▶ **Task prompt**: Do not copy the pictures; transcribe all other material exactly.

▶ **Dataset excerpt**:
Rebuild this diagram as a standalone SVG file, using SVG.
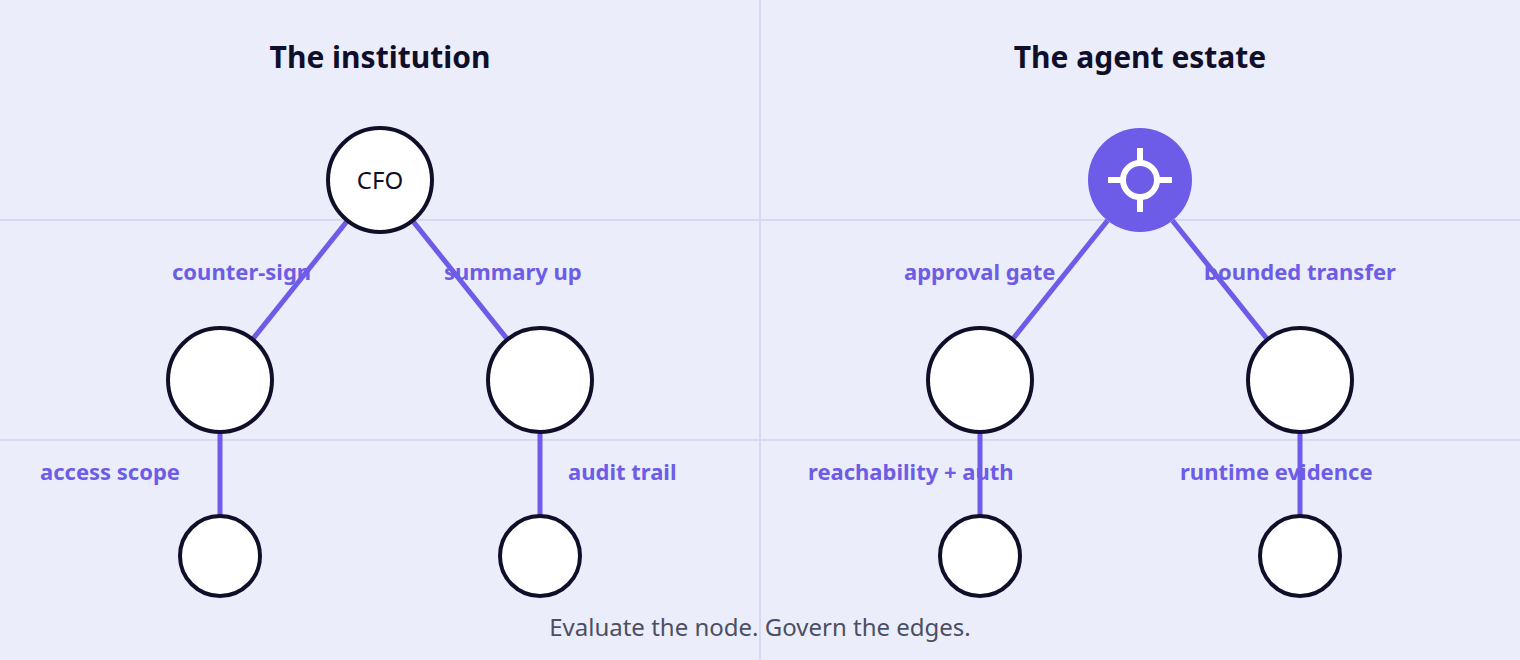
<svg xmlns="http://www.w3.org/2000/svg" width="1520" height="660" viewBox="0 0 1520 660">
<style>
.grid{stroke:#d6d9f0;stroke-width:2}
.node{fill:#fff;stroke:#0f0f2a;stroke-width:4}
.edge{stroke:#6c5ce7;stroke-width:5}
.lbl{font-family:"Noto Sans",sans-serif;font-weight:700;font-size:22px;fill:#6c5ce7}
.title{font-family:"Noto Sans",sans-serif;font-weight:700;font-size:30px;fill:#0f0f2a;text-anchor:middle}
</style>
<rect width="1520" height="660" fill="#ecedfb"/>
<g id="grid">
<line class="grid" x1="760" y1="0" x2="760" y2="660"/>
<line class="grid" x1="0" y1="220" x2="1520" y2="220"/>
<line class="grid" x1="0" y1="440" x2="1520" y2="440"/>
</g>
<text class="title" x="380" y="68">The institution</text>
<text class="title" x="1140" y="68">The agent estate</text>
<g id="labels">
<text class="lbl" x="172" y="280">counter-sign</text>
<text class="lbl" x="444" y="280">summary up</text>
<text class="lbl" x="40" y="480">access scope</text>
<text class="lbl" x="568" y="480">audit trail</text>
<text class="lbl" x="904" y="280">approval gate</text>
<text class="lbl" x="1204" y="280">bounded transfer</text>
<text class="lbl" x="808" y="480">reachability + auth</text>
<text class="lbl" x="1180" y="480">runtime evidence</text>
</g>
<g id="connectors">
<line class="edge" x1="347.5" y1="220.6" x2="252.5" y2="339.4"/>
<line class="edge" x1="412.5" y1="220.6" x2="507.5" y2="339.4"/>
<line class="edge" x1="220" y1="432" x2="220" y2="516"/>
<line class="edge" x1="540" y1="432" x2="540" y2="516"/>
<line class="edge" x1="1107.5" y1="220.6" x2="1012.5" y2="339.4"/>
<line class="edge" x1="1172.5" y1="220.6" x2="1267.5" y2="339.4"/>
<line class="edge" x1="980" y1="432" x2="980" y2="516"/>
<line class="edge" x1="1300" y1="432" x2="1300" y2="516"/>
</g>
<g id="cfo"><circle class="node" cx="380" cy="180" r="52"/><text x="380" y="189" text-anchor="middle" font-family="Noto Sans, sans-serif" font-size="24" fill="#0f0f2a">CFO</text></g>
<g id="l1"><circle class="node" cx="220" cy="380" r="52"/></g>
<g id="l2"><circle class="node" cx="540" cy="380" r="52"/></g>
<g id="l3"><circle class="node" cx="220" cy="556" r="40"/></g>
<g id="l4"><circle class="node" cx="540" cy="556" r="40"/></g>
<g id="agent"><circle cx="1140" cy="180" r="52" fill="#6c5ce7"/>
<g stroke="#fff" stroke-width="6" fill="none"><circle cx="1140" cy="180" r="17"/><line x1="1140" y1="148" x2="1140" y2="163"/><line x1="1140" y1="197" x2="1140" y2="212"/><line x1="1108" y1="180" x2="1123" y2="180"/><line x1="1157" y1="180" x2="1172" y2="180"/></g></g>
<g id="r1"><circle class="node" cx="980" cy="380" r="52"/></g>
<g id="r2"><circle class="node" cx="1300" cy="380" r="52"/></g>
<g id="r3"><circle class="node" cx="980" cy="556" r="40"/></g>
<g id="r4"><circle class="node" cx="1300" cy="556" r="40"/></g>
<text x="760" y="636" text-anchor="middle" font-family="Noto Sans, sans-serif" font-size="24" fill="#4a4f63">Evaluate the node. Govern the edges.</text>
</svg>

▶ **Task answer**:
Rebuild this diagram as a standalone SVG file, using SVG.
<svg xmlns="http://www.w3.org/2000/svg" width="1520" height="660" viewBox="0 0 1520 660">
<style>
.grid{stroke:#d6d9f0;stroke-width:2}
.node{fill:#fff;stroke:#0f0f2a;stroke-width:4}
.edge{stroke:#6c5ce7;stroke-width:5}
.lbl{font-family:"Noto Sans",sans-serif;font-weight:700;font-size:22px;fill:#6c5ce7}
.title{font-family:"Noto Sans",sans-serif;font-weight:700;font-size:30px;fill:#0f0f2a;text-anchor:middle}
</style>
<rect width="1520" height="660" fill="#ecedfb"/>
<g id="grid">
<line class="grid" x1="760" y1="0" x2="760" y2="660"/>
<line class="grid" x1="0" y1="220" x2="1520" y2="220"/>
<line class="grid" x1="0" y1="440" x2="1520" y2="440"/>
</g>
<text class="title" x="380" y="68">The institution</text>
<text class="title" x="1140" y="68">The agent estate</text>
<g id="labels">
<text class="lbl" x="172" y="280">counter-sign</text>
<text class="lbl" x="444" y="280">summary up</text>
<text class="lbl" x="40" y="480">access scope</text>
<text class="lbl" x="568" y="480">audit trail</text>
<text class="lbl" x="904" y="280">approval gate</text>
<text class="lbl" x="1204" y="280">bounded transfer</text>
<text class="lbl" x="808" y="480">reachability + auth</text>
<text class="lbl" x="1180" y="480">runtime evidence</text>
</g>
<g id="connectors">
<line class="edge" x1="347.5" y1="220.6" x2="252.5" y2="339.4"/>
<line class="edge" x1="412.5" y1="220.6" x2="507.5" y2="339.4"/>
<line class="edge" x1="220" y1="432" x2="220" y2="516"/>
<line class="edge" x1="540" y1="432" x2="540" y2="516"/>
<line class="edge" x1="1107.5" y1="220.6" x2="1012.5" y2="339.4"/>
<line class="edge" x1="1172.5" y1="220.6" x2="1267.5" y2="339.4"/>
<line class="edge" x1="980" y1="432" x2="980" y2="516"/>
<line class="edge" x1="1300" y1="432" x2="1300" y2="516"/>
</g>
<g id="cfo"><circle class="node" cx="380" cy="180" r="52"/><text x="380" y="189" text-anchor="middle" font-family="Noto Sans, sans-serif" font-size="24" fill="#0f0f2a">CFO</text></g>
<g id="l1"><circle class="node" cx="220" cy="380" r="52"/></g>
<g id="l2"><circle class="node" cx="540" cy="380" r="52"/></g>
<g id="l3"><circle class="node" cx="220" cy="556" r="40"/></g>
<g id="l4"><circle class="node" cx="540" cy="556" r="40"/></g>
<g id="agent"><circle cx="1140" cy="180" r="52" fill="#6c5ce7"/>
<g stroke="#fff" stroke-width="6" fill="none"><circle cx="1140" cy="180" r="17"/><line x1="1140" y1="148" x2="1140" y2="163"/><line x1="1140" y1="197" x2="1140" y2="212"/><line x1="1108" y1="180" x2="1123" y2="180"/><line x1="1157" y1="180" x2="1172" y2="180"/></g></g>
<g id="r1"><circle class="node" cx="980" cy="380" r="52"/></g>
<g id="r2"><circle class="node" cx="1300" cy="380" r="52"/></g>
<g id="r3"><circle class="node" cx="980" cy="556" r="40"/></g>
<g id="r4"><circle class="node" cx="1300" cy="556" r="40"/></g>
<text x="760" y="636" text-anchor="middle" font-family="Noto Sans, sans-serif" font-size="24" fill="#4a4f63">Evaluate the node. Govern the edges.</text>
</svg>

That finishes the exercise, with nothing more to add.